All of which is great, but raises the question of how we will survive in the meantime. It is very unlikely that people will be prepared to wait another four years to sample the full potential delights of the internet age. Despite acknowledging the demands this will place on an already creaking internet, however, many in the industry say that advancing technology will enable the global network to continue at full operational speed.
"There is absolutely no way that the web will fall over. Companies like ours have spent too much money on it to allow that to happen, " said Gordon Thomson, Cisco's Scottish director. "I have total confidence in technology's ability to keep improving the efficiency with which information is channelled through the internet. Some ISPs might experience a slow-down as the volume of subscribers overwhelms them, but overall experience shows that the industry will constantly come up with better ways of handling and improving the traffic flow."
THOMSON backs up this view with examples such as Cisco's own CRSI system, which after being introduced in 2004 enabled the company's engineers to increase the data volume existing lines were capable of handling by over 700-per cent.
With the company already working on improvements and its many competitors similarly focused on the problem of throughput, he maintains that while the issue of proliferating internet use provides a major challenge, it is certainly not insurmountable.
It seems that while the internet might not fall over completely, it is certainly in grave risk of slowing down. YouTube alone accounts for vast amounts of bandwidth use as thousands of Britons access amusing videos from across the Atlantic. With an increasing welter of business activity jostling for position across the same sub-sea cables, many commentators believe that before very long, anybody who wants to maintain today's high broadband speeds will have to pay extra to do so.

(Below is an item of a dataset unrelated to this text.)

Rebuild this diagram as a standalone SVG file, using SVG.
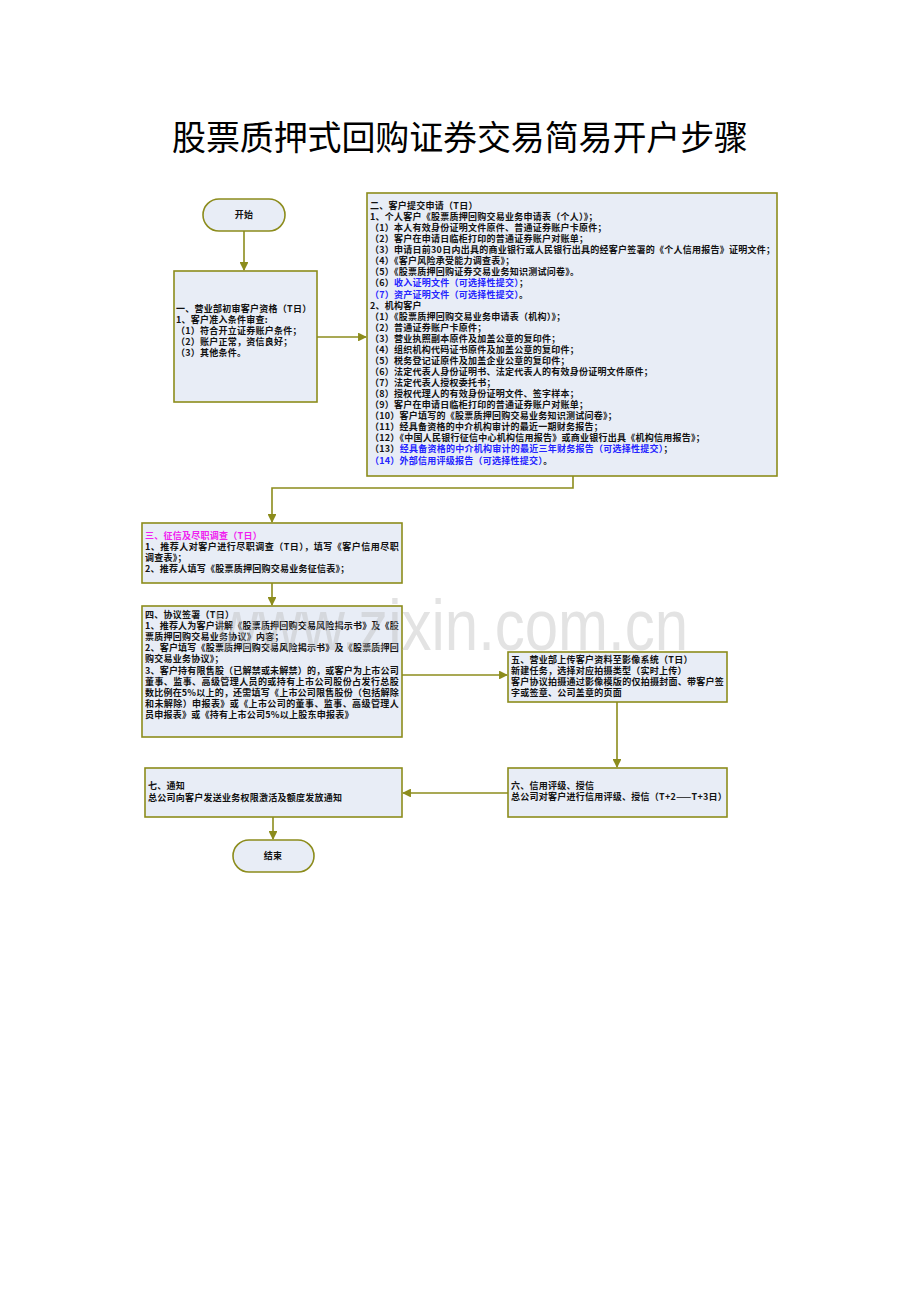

"The internet is the same as the highway system. There is a limit to how much traffic you can channel down the M25 before it grinds to a halt, and sooner or later you will have to direct some of it onto the minor country roads, " said Guy. "This process will be replicated on the web. Before long service providers will have to examine the activity on their networks and decide how to prioritise it. Perhaps they will see business information as most important or maybe it will be video. Either way, within two years I believe that in order to guarantee first-class levels of service, customers will have to pay more." This is a controversial view that strikes at the very heart of the democratic ideal of the web, a medium to which most people believe you should have equal access irrespective of your ability to pay.